The shootings triggered international outrage and undermined the new administration's attempts to break away from the brutality of ex-president Robert Mugabe's rule.

In a statement marking the anniversary of the killings, Amnesty International said there was enough media evidence to identify the soldiers who used live ammunition on the protesters.

"If the Zimbabwean government wants to demonstrate that it is committed to human rights, it needs to ensure that the wheels of justice start turning faster than they have done over the past year," said Muleya Mwananyanda, Amnesty International’s deputy director for Southern Africa.

"The tragedy of the post-election shootings is compounded by the fact that no one in the army suspected to be responsible for the bloodshed has been held to account for these brutal killings," she said.

An inquest into the fatal shooting of the six people blamed the military and police, saying the use of live fire was "unjustified and disproportionate".

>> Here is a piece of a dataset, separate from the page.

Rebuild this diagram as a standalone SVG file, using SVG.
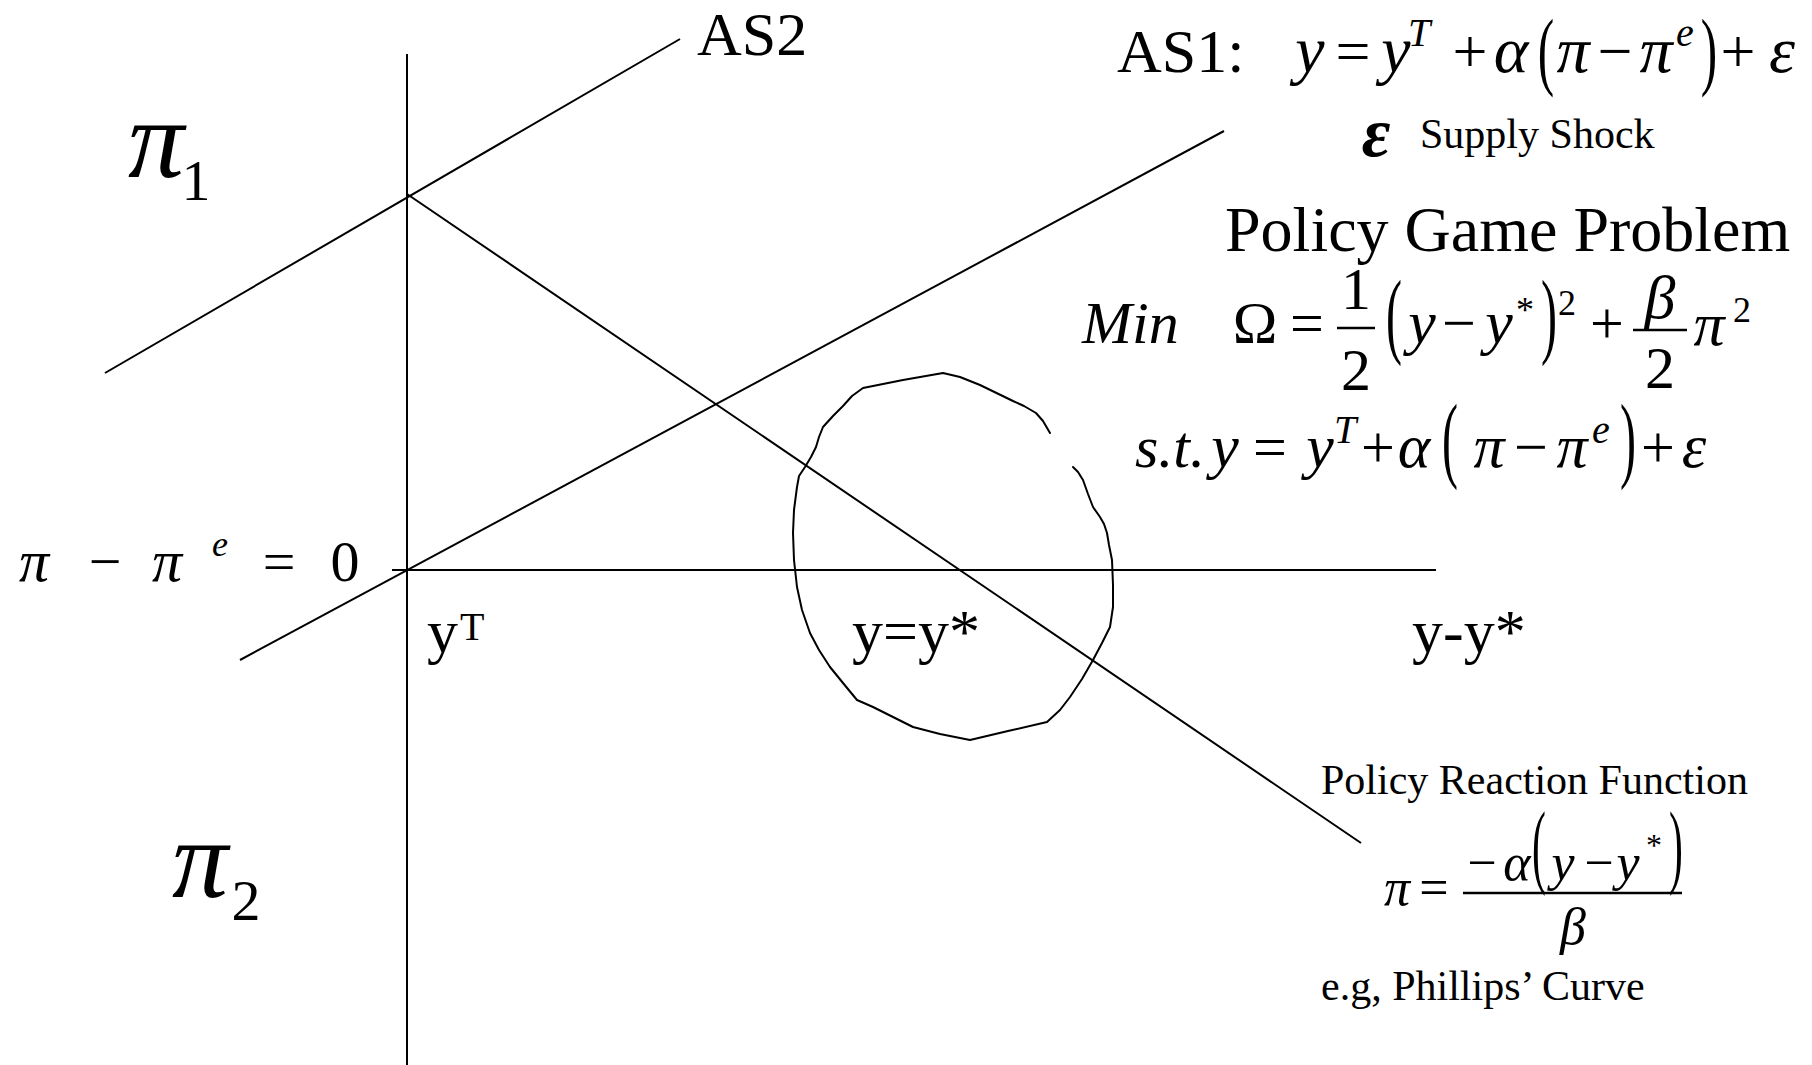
<svg xmlns="http://www.w3.org/2000/svg" width="1812" height="1065" viewBox="0 0 1812 1065">
<style>
text{font-family:"Liberation Serif","Times New Roman",serif;fill:#000}
.m{text-anchor:middle}
.i{font-style:italic}
.l{stroke:#000;stroke-width:2;fill:none}
.bar{stroke:#000;stroke-width:2.5}
.f66{font-size:66px}
.f62{font-size:62px}
.f60{font-size:60px}
.f58{font-size:58px}
.f52{font-size:52px}
.f42{font-size:42px}
.f40{font-size:40px}
.f36{font-size:36px}
.f32{font-size:32px}
</style>
<rect width="1812" height="1065" fill="#fff"/>
<g id="connectors">
<line class="l" x1="407" y1="54" x2="407" y2="1065"/>
<line class="l" x1="392" y1="570" x2="1436" y2="570"/>
<line id="as1-line" class="l" x1="240" y1="660" x2="1224" y2="131"/>
<line id="as2-line" class="l" x1="105" y1="373" x2="680" y2="39"/>
<line id="reaction-line" class="l" x1="407" y1="194" x2="1361" y2="843"/>
<path id="loss-curve" class="l" stroke-linejoin="round" stroke-linecap="round" d="M1050,433 L1043,421 1036,413 1024,406 1013,401 980,385 960,377 943,373 903,380 863,388 852,396 843,406 833,416 823,427 819,437 816,447 811,457 805,467 799,476 797,487 794,510 793,533 794,560 797,587 802,610 810,633 819,650 830,667 843,683 857,700 873,707 893,717 913,727 940,734 970,740 1008,731 1047,722 1060,710 1070,697 1082,679 1093,660 1102,643 1110,627 1113,607 1113,585 1112,560 1109,545 1107,533 1104,524 1100,517 1093,507 1088,494 1083,480 1078,472 1073,467"/>
</g>
<g id="as2-label"><text class="f62" x="697" y="55">AS2</text></g>
<g id="as1-label">
<text class="f62" x="1117" y="72">AS1:</text>
<text class="f66 i m" x="1310" y="72">y</text>
<text class="f62 m" x="1353" y="72">=</text>
<text class="f66 i m" x="1396" y="72">y</text>
<text class="f40 i m" x="1419" y="46">T</text>
<text class="f62 m" x="1470" y="72">+</text>
<text class="f66 i m" x="1511" y="72">α</text>
<text class="f58 m" transform="translate(1546,79) scale(0.85,1.5)">(</text>
<text class="f66 i m" x="1573" y="72">π</text>
<text class="f62 m" x="1615" y="72">−</text>
<text class="f66 i m" x="1656" y="72">π</text>
<text class="f40 i m" x="1685" y="46">e</text>
<text class="f58 m" transform="translate(1709,79) scale(0.85,1.5)">)</text>
<text class="f62 m" x="1738" y="72">+</text>
<text class="f66 i m" x="1782" y="72">ε</text>
</g>
<g id="supply-shock">
<text class="i m" style="font-size:70px;font-weight:bold" x="1376" y="156">ε</text>
<text class="f42" x="1420" y="148">Supply Shock</text>
</g>
<g id="policy-game">
<text style="font-size:64px" x="1225" y="251">Policy Game Problem</text>
<text class="f60 i" x="1082" y="343">Min</text>
<text class="f60 m" x="1255" y="343">Ω</text>
<text class="f60 m" x="1307" y="343">=</text>
<line class="bar" x1="1337" y1="328" x2="1375" y2="328"/>
<text class="f60 m" x="1356" y="309">1</text>
<text class="f60 m" x="1356" y="390">2</text>
<text class="f60 m" transform="translate(1394,346) scale(0.8,1.6)">(</text>
<text class="f62 i m" x="1422" y="343">y</text>
<text class="f60 m" x="1459" y="343">−</text>
<text class="f62 i m" x="1499" y="343">y</text>
<text class="f36 m" x="1525" y="322">*</text>
<text class="f60 m" transform="translate(1549,346) scale(0.8,1.6)">)</text>
<text class="f36 m" x="1567" y="315">2</text>
<text class="f60 m" x="1607" y="343">+</text>
<line class="bar" x1="1633" y1="330" x2="1687" y2="330"/>
<text class="f62 i m" x="1660" y="318">β</text>
<text class="f60 m" x="1660" y="388">2</text>
<text class="f62 i m" x="1709" y="345">π</text>
<text class="f36 m" x="1742" y="322">2</text>
</g>
<g id="constraint">
<text class="f60 i" x="1135" y="467">s.t.</text>
<text class="f62 i m" x="1225" y="467">y</text>
<text class="f60 m" x="1270" y="467">=</text>
<text class="f62 i m" x="1320" y="467">y</text>
<text class="f40 i m" x="1345" y="443">T</text>
<text class="f60 m" x="1378" y="467">+</text>
<text class="f62 i m" x="1414" y="467">α</text>
<text class="f60 m" transform="translate(1450,470) scale(0.8,1.6)">(</text>
<text class="f62 i m" x="1489" y="467">π</text>
<text class="f60 m" x="1531" y="467">−</text>
<text class="f62 i m" x="1572" y="467">π</text>
<text class="f40 i m" x="1601" y="443">e</text>
<text class="f60 m" transform="translate(1628,470) scale(0.8,1.6)">)</text>
<text class="f60 m" x="1658" y="467">+</text>
<text class="f62 i m" x="1694" y="467">ε</text>
</g>
<g id="zero-label">
<text class="i m" style="font-size:60px" x="34" y="581">π</text>
<text class="f58 m" x="105" y="581">−</text>
<text class="i m" style="font-size:60px" x="167" y="581">π</text>
<text class="f36 i m" x="220" y="556">e</text>
<text class="f58 m" x="279" y="581">=</text>
<text class="f58 m" x="345" y="581">0</text>
</g>
<g id="pi1-label">
<text class="i m" style="font-size:112px" x="156" y="177">π</text>
<text class="f58 m" x="196" y="200">1</text>
</g>
<g id="pi2-label">
<text class="i m" style="font-size:112px" x="200" y="897">π</text>
<text class="f58 m" x="246" y="920">2</text>
</g>
<g id="yT-label">
<text class="f62" x="427" y="652">y</text>
<text class="f40" x="460" y="640">T</text>
</g>
<g id="ystar-label"><text class="f62" x="852" y="652">y=y*</text></g>
<g id="ydiff-label"><text class="f62" x="1412" y="652">y-y*</text></g>
<g id="reaction-label">
<text class="f42" x="1321" y="794">Policy Reaction Function</text>
<text class="f52 i m" x="1397" y="905">π</text>
<text class="f52 m" x="1434" y="905">=</text>
<line class="bar" x1="1463" y1="893" x2="1682" y2="893"/>
<text class="f52 m" x="1482" y="880">−</text>
<text class="f52 i m" x="1517" y="880">α</text>
<text class="f52 m" transform="translate(1539,876) scale(0.8,1.8)">(</text>
<text class="f52 i m" x="1563" y="880">y</text>
<text class="f52 m" x="1599" y="880">−</text>
<text class="f52 i m" x="1628" y="880">y</text>
<text class="f32 m" x="1654" y="856">*</text>
<text class="f52 m" transform="translate(1676,876) scale(0.8,1.8)">)</text>
<text class="f52 i m" x="1573" y="944">β</text>
</g>
<g id="phillips-label"><text class="f42" x="1321" y="1000">e.g, Phillips’ Curve</text></g>
</svg>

The Canadian embassy in Harare on Thursday tweeted, calling on the government "to fully implement recommendations of the ...inquiry".

US ambassador to Harare Brian Nichols said in a statement "unfortunately" over seven months after the inquiry report was released, government had done "very little" to apply the recommendations.

"I have yet to learn of a single soldier or security forces member held to account for the deaths of civilians as the report clearly mandated," he said.

Emmerson Mnangagwa, who took over from long-time autocrat Mugabe, went into the July 2018 elections vowing to revive Zimbabwe's economy, end cash shortages, mend fences with former western allies and lure foreign investors.